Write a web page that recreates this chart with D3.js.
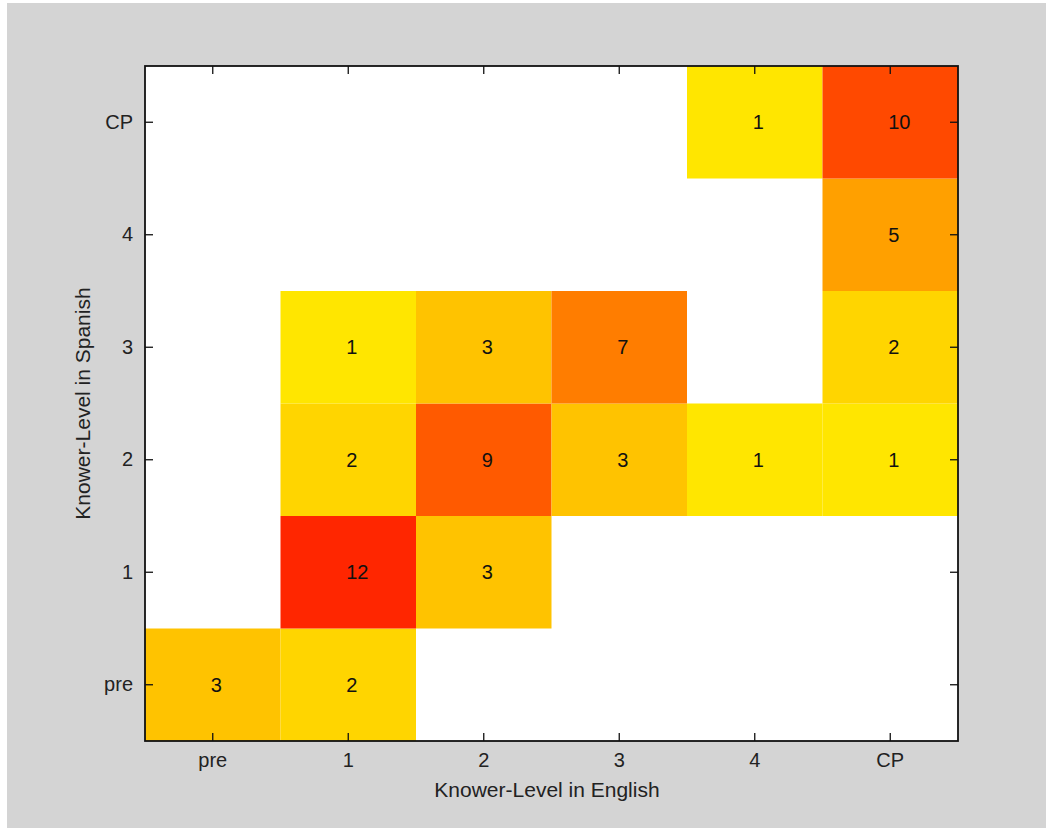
<!DOCTYPE html>
<html><head><meta charset="utf-8">
<script src="https://cdn.jsdelivr.net/npm/d3@7"></script>
<style>
html,body{margin:0;padding:0;background:#fff;}
svg{display:block;}
text{font-family:"Liberation Sans",Arial,Helvetica,sans-serif;}
</style></head>
<body>
<script>
const englishLevels = ["pre","1","2","3","4","CP"];
const spanishLevels = ["pre","1","2","3","4","CP"];
// counts[spanishIndex][englishIndex]
const rowPre = [3, 2, 0, 0, 0, 0];
const row1   = [0, 12, 3, 0, 0, 0];
const row2   = [0, 2, 9, 3, 1, 1];
const row3   = [0, 1, 3, 7, 0, 2];
const row4   = [0, 0, 0, 0, 0, 5];
const rowCP  = [0, 0, 0, 0, 1, 10];
const counts = [rowPre, row1, row2, row3, row4, rowCP];

(function () {
const W = 1046, H = 828;
const svg = d3.select("body").append("svg").attr("width", W).attr("height", H);
svg.append("rect").attr("x", 7).attr("y", 3).attr("width", W - 7).attr("height", H - 3).attr("fill", "#d4d4d4");

const pL = 145, pR = 958, pT = 66, pB = 741;
const x = d3.scaleBand().domain(englishLevels).range([pL, pR]).padding(0);
const y = d3.scaleBand().domain(spanishLevels).range([pB, pT]).padding(0);
const color = d3.scaleLinear().domain([1, 12]).range(["#ffe600", "#ff2600"]);

svg.append("rect").attr("x", pL).attr("y", pT).attr("width", pR - pL).attr("height", pB - pT).attr("fill", "#fff");

const cells = [];
counts.forEach((row, si) => row.forEach((v, ei) => { if (v > 0) cells.push({s: spanishLevels[si], e: englishLevels[ei], v}); }));

svg.append("g").selectAll("rect").data(cells).join("rect")
  .attr("x", d => x(d.e)).attr("y", d => y(d.s))
  .attr("width", x.bandwidth()).attr("height", y.bandwidth())
  .attr("fill", d => color(d.v));

svg.append("g").selectAll("text").data(cells).join("text")
  .attr("x", d => x(d.e) + x.bandwidth() / 2 - 2)
  .attr("y", d => y(d.s) + y.bandwidth() / 2)
  .attr("dy", "0.35em").attr("text-anchor", "start")
  .attr("font-size", 20).attr("fill", "#111")
  .text(d => d.v);

const tl = 8;
const axB = d3.axisBottom(x).tickSizeInner(-tl).tickSizeOuter(0).tickPadding(12);
const axL = d3.axisLeft(y).tickSizeInner(-tl).tickSizeOuter(0).tickPadding(12);
const axT = d3.axisTop(x).tickSizeInner(-tl).tickSizeOuter(0).tickFormat("");
const axR = d3.axisRight(y).tickSizeInner(-tl).tickSizeOuter(0).tickFormat("");

function style(g) {
  g.select(".domain").remove();
  g.selectAll("line").attr("stroke", "#111").attr("stroke-width", 1.3);
  g.selectAll("text").attr("font-size", 20).attr("fill", "#222").attr("font-family", '"Liberation Sans",Arial,sans-serif');
}
svg.append("g").attr("transform", `translate(0,${pB})`).call(axB).call(style);
svg.append("g").attr("transform", `translate(${pL},0)`).call(axL).call(style);
svg.append("g").attr("transform", `translate(0,${pT})`).call(axT).call(style);
svg.append("g").attr("transform", `translate(${pR},0)`).call(axR).call(style);

svg.append("rect").attr("x", pL).attr("y", pT).attr("width", pR - pL).attr("height", pB - pT)
  .attr("fill", "none").attr("stroke", "#111").attr("stroke-width", 1.8);

svg.append("text").attr("x", 547).attr("y", 797).attr("text-anchor", "middle")
  .attr("font-size", 21).attr("fill", "#222").text("Knower-Level in English");
svg.append("text").attr("transform", `translate(90,${(pT + pB) / 2}) rotate(-90)`).attr("text-anchor", "middle")
  .attr("font-size", 21).attr("fill", "#222").text("Knower-Level in Spanish");
})();
</script>
</body></html>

============================================================

[Short task]
Pictures excluded, repeat exactly the lines from the top of the material through the line with "d => color(d.v));", including both of those lines.

[Correct answer]
Write a web page that recreates this chart with D3.js.
<!DOCTYPE html>
<html><head><meta charset="utf-8">
<script src="https://cdn.jsdelivr.net/npm/d3@7"></script>
<style>
html,body{margin:0;padding:0;background:#fff;}
svg{display:block;}
text{font-family:"Liberation Sans",Arial,Helvetica,sans-serif;}
</style></head>
<body>
<script>
const englishLevels = ["pre","1","2","3","4","CP"];
const spanishLevels = ["pre","1","2","3","4","CP"];
// counts[spanishIndex][englishIndex]
const rowPre = [3, 2, 0, 0, 0, 0];
const row1   = [0, 12, 3, 0, 0, 0];
const row2   = [0, 2, 9, 3, 1, 1];
const row3   = [0, 1, 3, 7, 0, 2];
const row4   = [0, 0, 0, 0, 0, 5];
const rowCP  = [0, 0, 0, 0, 1, 10];
const counts = [rowPre, row1, row2, row3, row4, rowCP];

(function () {
const W = 1046, H = 828;
const svg = d3.select("body").append("svg").attr("width", W).attr("height", H);
svg.append("rect").attr("x", 7).attr("y", 3).attr("width", W - 7).attr("height", H - 3).attr("fill", "#d4d4d4");

const pL = 145, pR = 958, pT = 66, pB = 741;
const x = d3.scaleBand().domain(englishLevels).range([pL, pR]).padding(0);
const y = d3.scaleBand().domain(spanishLevels).range([pB, pT]).padding(0);
const color = d3.scaleLinear().domain([1, 12]).range(["#ffe600", "#ff2600"]);

svg.append("rect").attr("x", pL).attr("y", pT).attr("width", pR - pL).attr("height", pB - pT).attr("fill", "#fff");

const cells = [];
counts.forEach((row, si) => row.forEach((v, ei) => { if (v > 0) cells.push({s: spanishLevels[si], e: englishLevels[ei], v}); }));

svg.append("g").selectAll("rect").data(cells).join("rect")
  .attr("x", d => x(d.e)).attr("y", d => y(d.s))
  .attr("width", x.bandwidth()).attr("height", y.bandwidth())
  .attr("fill", d => color(d.v));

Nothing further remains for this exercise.